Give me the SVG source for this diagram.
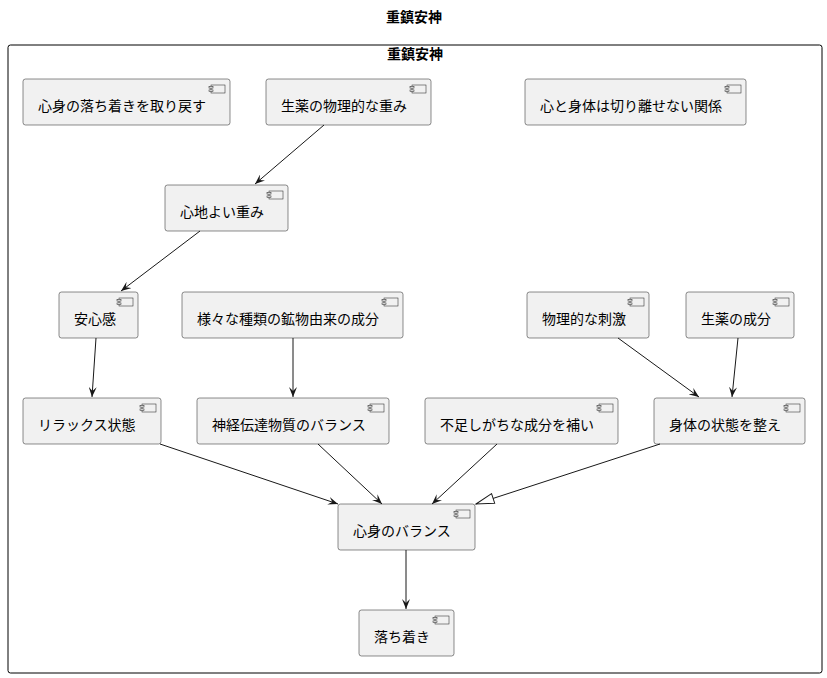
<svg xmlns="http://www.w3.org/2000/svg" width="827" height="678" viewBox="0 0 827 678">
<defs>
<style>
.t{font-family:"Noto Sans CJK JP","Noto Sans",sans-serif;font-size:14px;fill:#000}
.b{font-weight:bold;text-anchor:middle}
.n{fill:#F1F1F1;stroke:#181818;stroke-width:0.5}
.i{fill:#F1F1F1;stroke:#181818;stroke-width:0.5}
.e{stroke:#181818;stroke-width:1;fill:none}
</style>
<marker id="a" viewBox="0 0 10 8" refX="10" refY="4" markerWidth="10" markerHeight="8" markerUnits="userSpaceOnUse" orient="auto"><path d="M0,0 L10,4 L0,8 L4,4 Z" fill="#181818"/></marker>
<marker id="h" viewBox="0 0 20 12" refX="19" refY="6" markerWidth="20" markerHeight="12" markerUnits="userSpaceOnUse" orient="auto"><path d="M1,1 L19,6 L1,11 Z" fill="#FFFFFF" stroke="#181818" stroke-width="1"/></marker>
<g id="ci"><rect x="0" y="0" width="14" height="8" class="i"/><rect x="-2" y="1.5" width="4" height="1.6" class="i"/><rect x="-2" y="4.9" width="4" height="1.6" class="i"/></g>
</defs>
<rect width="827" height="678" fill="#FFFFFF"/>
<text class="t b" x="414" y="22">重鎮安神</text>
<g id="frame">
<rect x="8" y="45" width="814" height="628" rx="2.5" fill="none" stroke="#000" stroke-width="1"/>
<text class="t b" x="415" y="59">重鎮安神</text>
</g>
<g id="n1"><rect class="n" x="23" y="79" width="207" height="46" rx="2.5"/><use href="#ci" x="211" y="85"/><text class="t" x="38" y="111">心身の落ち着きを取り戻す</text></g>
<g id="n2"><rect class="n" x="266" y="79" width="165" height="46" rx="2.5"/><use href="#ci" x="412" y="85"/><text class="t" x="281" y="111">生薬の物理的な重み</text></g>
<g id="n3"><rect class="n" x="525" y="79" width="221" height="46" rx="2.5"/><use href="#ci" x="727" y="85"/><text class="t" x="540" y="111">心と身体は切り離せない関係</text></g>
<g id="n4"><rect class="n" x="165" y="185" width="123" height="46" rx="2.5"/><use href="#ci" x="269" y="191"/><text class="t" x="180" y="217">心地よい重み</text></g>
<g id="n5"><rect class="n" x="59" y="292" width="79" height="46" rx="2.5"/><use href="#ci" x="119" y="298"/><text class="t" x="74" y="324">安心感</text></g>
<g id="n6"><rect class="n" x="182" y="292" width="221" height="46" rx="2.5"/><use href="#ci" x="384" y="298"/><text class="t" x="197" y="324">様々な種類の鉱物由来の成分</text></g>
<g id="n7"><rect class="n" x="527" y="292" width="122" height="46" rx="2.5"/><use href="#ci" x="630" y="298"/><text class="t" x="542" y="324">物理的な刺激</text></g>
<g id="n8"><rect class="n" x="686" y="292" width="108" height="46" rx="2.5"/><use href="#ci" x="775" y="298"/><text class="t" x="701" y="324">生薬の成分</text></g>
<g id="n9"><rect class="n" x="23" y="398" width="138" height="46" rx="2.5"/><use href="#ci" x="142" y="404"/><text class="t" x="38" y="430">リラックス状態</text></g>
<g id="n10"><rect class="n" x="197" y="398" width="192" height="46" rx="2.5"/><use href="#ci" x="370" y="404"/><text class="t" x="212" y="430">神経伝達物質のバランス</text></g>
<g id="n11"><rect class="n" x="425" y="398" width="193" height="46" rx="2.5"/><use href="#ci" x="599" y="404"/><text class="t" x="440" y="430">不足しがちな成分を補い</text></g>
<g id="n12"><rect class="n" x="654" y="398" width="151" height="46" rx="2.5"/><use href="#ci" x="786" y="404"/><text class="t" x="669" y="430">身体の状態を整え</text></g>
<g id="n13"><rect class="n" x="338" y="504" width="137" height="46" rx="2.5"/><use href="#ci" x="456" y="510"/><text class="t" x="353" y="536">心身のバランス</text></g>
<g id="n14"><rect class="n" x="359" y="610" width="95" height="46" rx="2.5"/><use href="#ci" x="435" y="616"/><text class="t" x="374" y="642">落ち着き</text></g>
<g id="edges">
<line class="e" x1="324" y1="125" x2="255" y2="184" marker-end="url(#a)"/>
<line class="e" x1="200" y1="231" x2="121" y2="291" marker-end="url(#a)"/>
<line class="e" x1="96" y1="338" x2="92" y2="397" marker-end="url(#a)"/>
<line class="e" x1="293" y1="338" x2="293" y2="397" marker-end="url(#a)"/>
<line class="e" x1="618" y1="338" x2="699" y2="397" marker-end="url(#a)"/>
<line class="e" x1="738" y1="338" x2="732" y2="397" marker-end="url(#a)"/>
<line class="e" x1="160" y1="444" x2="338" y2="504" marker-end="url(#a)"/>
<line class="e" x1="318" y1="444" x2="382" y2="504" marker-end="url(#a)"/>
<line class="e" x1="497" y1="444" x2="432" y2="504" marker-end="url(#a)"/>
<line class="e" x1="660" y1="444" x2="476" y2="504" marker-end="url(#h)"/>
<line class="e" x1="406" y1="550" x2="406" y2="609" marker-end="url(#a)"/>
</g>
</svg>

STATED EXERCISE
Omit the pictures, then output the rest of the listing exactly.

EXERCISE RESPONSE
Give me the SVG source for this diagram.
<svg xmlns="http://www.w3.org/2000/svg" width="827" height="678" viewBox="0 0 827 678">
<defs>
<style>
.t{font-family:"Noto Sans CJK JP","Noto Sans",sans-serif;font-size:14px;fill:#000}
.b{font-weight:bold;text-anchor:middle}
.n{fill:#F1F1F1;stroke:#181818;stroke-width:0.5}
.i{fill:#F1F1F1;stroke:#181818;stroke-width:0.5}
.e{stroke:#181818;stroke-width:1;fill:none}
</style>
<marker id="a" viewBox="0 0 10 8" refX="10" refY="4" markerWidth="10" markerHeight="8" markerUnits="userSpaceOnUse" orient="auto"><path d="M0,0 L10,4 L0,8 L4,4 Z" fill="#181818"/></marker>
<marker id="h" viewBox="0 0 20 12" refX="19" refY="6" markerWidth="20" markerHeight="12" markerUnits="userSpaceOnUse" orient="auto"><path d="M1,1 L19,6 L1,11 Z" fill="#FFFFFF" stroke="#181818" stroke-width="1"/></marker>
<g id="ci"><rect x="0" y="0" width="14" height="8" class="i"/><rect x="-2" y="1.5" width="4" height="1.6" class="i"/><rect x="-2" y="4.9" width="4" height="1.6" class="i"/></g>
</defs>
<rect width="827" height="678" fill="#FFFFFF"/>
<text class="t b" x="414" y="22">重鎮安神</text>
<g id="frame">
<rect x="8" y="45" width="814" height="628" rx="2.5" fill="none" stroke="#000" stroke-width="1"/>
<text class="t b" x="415" y="59">重鎮安神</text>
</g>
<g id="n1"><rect class="n" x="23" y="79" width="207" height="46" rx="2.5"/><use href="#ci" x="211" y="85"/><text class="t" x="38" y="111">心身の落ち着きを取り戻す</text></g>
<g id="n2"><rect class="n" x="266" y="79" width="165" height="46" rx="2.5"/><use href="#ci" x="412" y="85"/><text class="t" x="281" y="111">生薬の物理的な重み</text></g>
<g id="n3"><rect class="n" x="525" y="79" width="221" height="46" rx="2.5"/><use href="#ci" x="727" y="85"/><text class="t" x="540" y="111">心と身体は切り離せない関係</text></g>
<g id="n4"><rect class="n" x="165" y="185" width="123" height="46" rx="2.5"/><use href="#ci" x="269" y="191"/><text class="t" x="180" y="217">心地よい重み</text></g>
<g id="n5"><rect class="n" x="59" y="292" width="79" height="46" rx="2.5"/><use href="#ci" x="119" y="298"/><text class="t" x="74" y="324">安心感</text></g>
<g id="n6"><rect class="n" x="182" y="292" width="221" height="46" rx="2.5"/><use href="#ci" x="384" y="298"/><text class="t" x="197" y="324">様々な種類の鉱物由来の成分</text></g>
<g id="n7"><rect class="n" x="527" y="292" width="122" height="46" rx="2.5"/><use href="#ci" x="630" y="298"/><text class="t" x="542" y="324">物理的な刺激</text></g>
<g id="n8"><rect class="n" x="686" y="292" width="108" height="46" rx="2.5"/><use href="#ci" x="775" y="298"/><text class="t" x="701" y="324">生薬の成分</text></g>
<g id="n9"><rect class="n" x="23" y="398" width="138" height="46" rx="2.5"/><use href="#ci" x="142" y="404"/><text class="t" x="38" y="430">リラックス状態</text></g>
<g id="n10"><rect class="n" x="197" y="398" width="192" height="46" rx="2.5"/><use href="#ci" x="370" y="404"/><text class="t" x="212" y="430">神経伝達物質のバランス</text></g>
<g id="n11"><rect class="n" x="425" y="398" width="193" height="46" rx="2.5"/><use href="#ci" x="599" y="404"/><text class="t" x="440" y="430">不足しがちな成分を補い</text></g>
<g id="n12"><rect class="n" x="654" y="398" width="151" height="46" rx="2.5"/><use href="#ci" x="786" y="404"/><text class="t" x="669" y="430">身体の状態を整え</text></g>
<g id="n13"><rect class="n" x="338" y="504" width="137" height="46" rx="2.5"/><use href="#ci" x="456" y="510"/><text class="t" x="353" y="536">心身のバランス</text></g>
<g id="n14"><rect class="n" x="359" y="610" width="95" height="46" rx="2.5"/><use href="#ci" x="435" y="616"/><text class="t" x="374" y="642">落ち着き</text></g>
<g id="edges">
<line class="e" x1="324" y1="125" x2="255" y2="184" marker-end="url(#a)"/>
<line class="e" x1="200" y1="231" x2="121" y2="291" marker-end="url(#a)"/>
<line class="e" x1="96" y1="338" x2="92" y2="397" marker-end="url(#a)"/>
<line class="e" x1="293" y1="338" x2="293" y2="397" marker-end="url(#a)"/>
<line class="e" x1="618" y1="338" x2="699" y2="397" marker-end="url(#a)"/>
<line class="e" x1="738" y1="338" x2="732" y2="397" marker-end="url(#a)"/>
<line class="e" x1="160" y1="444" x2="338" y2="504" marker-end="url(#a)"/>
<line class="e" x1="318" y1="444" x2="382" y2="504" marker-end="url(#a)"/>
<line class="e" x1="497" y1="444" x2="432" y2="504" marker-end="url(#a)"/>
<line class="e" x1="660" y1="444" x2="476" y2="504" marker-end="url(#h)"/>
<line class="e" x1="406" y1="550" x2="406" y2="609" marker-end="url(#a)"/>
</g>
</svg>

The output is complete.